## Problem requirements
Skip all pictures. Write out the data below from its first line through the line that contains "const TEXT = '#595959';".
[Start Supplied information]
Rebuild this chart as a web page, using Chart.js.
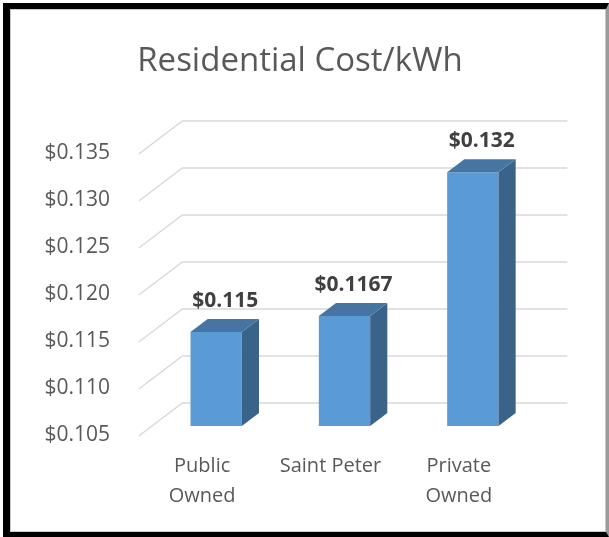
<!DOCTYPE html>
<html lang="en">
<head>
    <meta charset="UTF-8">
    <title>Residential Cost/kWh</title>
    <script src="https://cdn.jsdelivr.net/npm/chart.js"></script>
    <style>
        body {
            margin: 0;
            background: #fff;
        }
        .wrap {
            position: relative;
            width: 609px;
            height: 537px;
            overflow: hidden;
        }
        canvas {
            position: absolute;
            left: 0;
            top: 0;
        }
        .frame {
            position: absolute;
            left: 3px;
            top: 3px;
            width: 596px;
            height: 523px;
            border-left: 7px solid #000;
            border-top: 6px solid #000;
            border-bottom: 5px solid #000;
            border-right: 3px solid #9a9a9a;
            pointer-events: none;
        }
        .frame .inner {
            position: absolute;
            left: 0;
            top: 0;
            right: 0;
            bottom: 0;
            border: 1px solid #c8c8c8;
        }
    </style>
</head>
<body>
    <div class="wrap">
        <canvas id="costChart" width="609" height="537"></canvas>
        <div class="frame"><div class="inner"></div></div>
    </div>

    <script>
        // chart data
        const categories = [['Public', 'Owned'], 'Saint Peter', ['Private', 'Owned']];
        const costPerKwh = [0.115, 0.1167, 0.132];
        const yTicks = [0.105, 0.110, 0.115, 0.120, 0.125, 0.130, 0.135];

        const FRONT = '#5b9bd5';
        const SIDE = '#3a6389';
        const TOP = '#4675a3';
        const GRID = '#d9d9d9';
        const TEXT = '#595959';

        // oblique projection: one unit of depth moves right 1.32 and up 1
        const SLOPE = 1.32;
        const BAR_DEPTH = 13;
        const WALL_DEPTH = 23;
        const SIDE_FRONT = -10;

        const threeD = {
            id: 'threeD',
            beforeDatasetsDraw(chart) {
                const ctx = chart.ctx;
                const area = chart.chartArea;
                const y = chart.scales.y;
                ctx.save();
                ctx.strokeStyle = GRID;
                ctx.lineWidth = 1.5;
                y.ticks.forEach(t => {
                    const py = y.getPixelForValue(t.value);
                    const bx = area.left + WALL_DEPTH * SLOPE;
                    const by = py - WALL_DEPTH;
                    ctx.beginPath();
                    ctx.moveTo(area.left + SIDE_FRONT * SLOPE, py - SIDE_FRONT);
                    ctx.lineTo(bx, by);
                    ctx.lineTo(area.right + WALL_DEPTH * SLOPE, by);
                    ctx.stroke();
                });
                ctx.restore();
            },
            afterDatasetsDraw(chart) {
                const ctx = chart.ctx;
                const area = chart.chartArea;
                const dx = BAR_DEPTH * SLOPE;
                const dy = BAR_DEPTH;
                ctx.save();
                chart.getDatasetMeta(0).data.forEach((bar, i) => {
                    const p = bar.getProps(['x', 'y', 'base', 'width'], true);
                    const l = p.x - p.width / 2;
                    const r = p.x + p.width / 2;
                    const base = Math.min(p.base, area.bottom);
                    // side face
                    ctx.fillStyle = SIDE;
                    ctx.beginPath();
                    ctx.moveTo(r, p.y);
                    ctx.lineTo(r + dx, p.y - dy);
                    ctx.lineTo(r + dx, base - dy);
                    ctx.lineTo(r, base);
                    ctx.closePath();
                    ctx.fill();
                    // top face
                    ctx.fillStyle = TOP;
                    ctx.beginPath();
                    ctx.moveTo(l, p.y);
                    ctx.lineTo(r, p.y);
                    ctx.lineTo(r + dx, p.y - dy);
                    ctx.lineTo(l + dx, p.y - dy);
                    ctx.closePath();
                    ctx.fill();
                    // value label
                    ctx.fillStyle = '#404040';
                    ctx.font = 'bold 21px "Open Sans"';
                    ctx.textAlign = 'center';
                    ctx.textBaseline = 'middle';
                    ctx.fillText('$' + costPerKwh[i], p.x + 9, p.y - dy - 18);
                });
                ctx.restore();
            }
        };

        new Chart(document.getElementById('costChart'), {
            type: 'bar',
            data: {
                labels: categories,
                datasets: [{
                    data: costPerKwh,
                    backgroundColor: FRONT,
                    barPercentage: 0.4,
                    categoryPercentage: 1.0
                }]
            },
            options: {
                responsive: false,
                animation: false,
                layout: {
                    padding: { left: 0, right: 9, top: 18, bottom: 26 }
                },
                plugins: {
                    legend: { display: false },
                    tooltip: { enabled: false },
                    title: {
                        display: true,
                        text: 'Residential Cost/kWh',
                        color: TEXT,
                        font: { family: 'Open Sans', size: 33, weight: 'normal', lineHeight: 1.2 },
                        padding: { top: 24, bottom: 62.4 }
                    }
                },
                scales: {
                    x: {
                        grid: { display: false, drawTicks: false },
                        border: { display: false },
                        ticks: {
                            color: TEXT,
                            font: { family: 'Open Sans', size: 20, lineHeight: 1.5 },
                            padding: 25,
                            labelOffset: -14,
                            maxRotation: 0
                        },
                        afterFit: s => { s.height = 85; }
                    },
                    y: {
                        min: yTicks[0],
                        max: yTicks[yTicks.length - 1],
                        grid: { display: false, drawTicks: false },
                        border: { display: false },
                        afterBuildTicks: s => { s.ticks = yTicks.map(v => ({ value: v })); },
                        ticks: {
                            color: TEXT,
                            font: { family: 'Open Sans', size: 21 },
                            padding: 42,
                            labelOffset: 9,
                            callback: v => '$' + v.toFixed(3)
                        },
                        afterFit: s => { s.width = 152; }
                    },
                    y2: {
                        position: 'right',
                        grid: { display: false, drawTicks: false },
                        border: { display: false },
                        ticks: { display: false },
                        afterFit: s => { s.width = 63; }
                    }
                }
            },
            plugins: [threeD]
        });
    </script>
</body>
</html>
[End Supplied information]
## Answer to this task
Rebuild this chart as a web page, using Chart.js.
<!DOCTYPE html>
<html lang="en">
<head>
    <meta charset="UTF-8">
    <title>Residential Cost/kWh</title>
    <script src="https://cdn.jsdelivr.net/npm/chart.js"></script>
    <style>
        body {
            margin: 0;
            background: #fff;
        }
        .wrap {
            position: relative;
            width: 609px;
            height: 537px;
            overflow: hidden;
        }
        canvas {
            position: absolute;
            left: 0;
            top: 0;
        }
        .frame {
            position: absolute;
            left: 3px;
            top: 3px;
            width: 596px;
            height: 523px;
            border-left: 7px solid #000;
            border-top: 6px solid #000;
            border-bottom: 5px solid #000;
            border-right: 3px solid #9a9a9a;
            pointer-events: none;
        }
        .frame .inner {
            position: absolute;
            left: 0;
            top: 0;
            right: 0;
            bottom: 0;
            border: 1px solid #c8c8c8;
        }
    </style>
</head>
<body>
    <div class="wrap">
        <canvas id="costChart" width="609" height="537"></canvas>
        <div class="frame"><div class="inner"></div></div>
    </div>

    <script>
        // chart data
        const categories = [['Public', 'Owned'], 'Saint Peter', ['Private', 'Owned']];
        const costPerKwh = [0.115, 0.1167, 0.132];
        const yTicks = [0.105, 0.110, 0.115, 0.120, 0.125, 0.130, 0.135];

        const FRONT = '#5b9bd5';
        const SIDE = '#3a6389';
        const TOP = '#4675a3';
        const GRID = '#d9d9d9';
        const TEXT = '#595959';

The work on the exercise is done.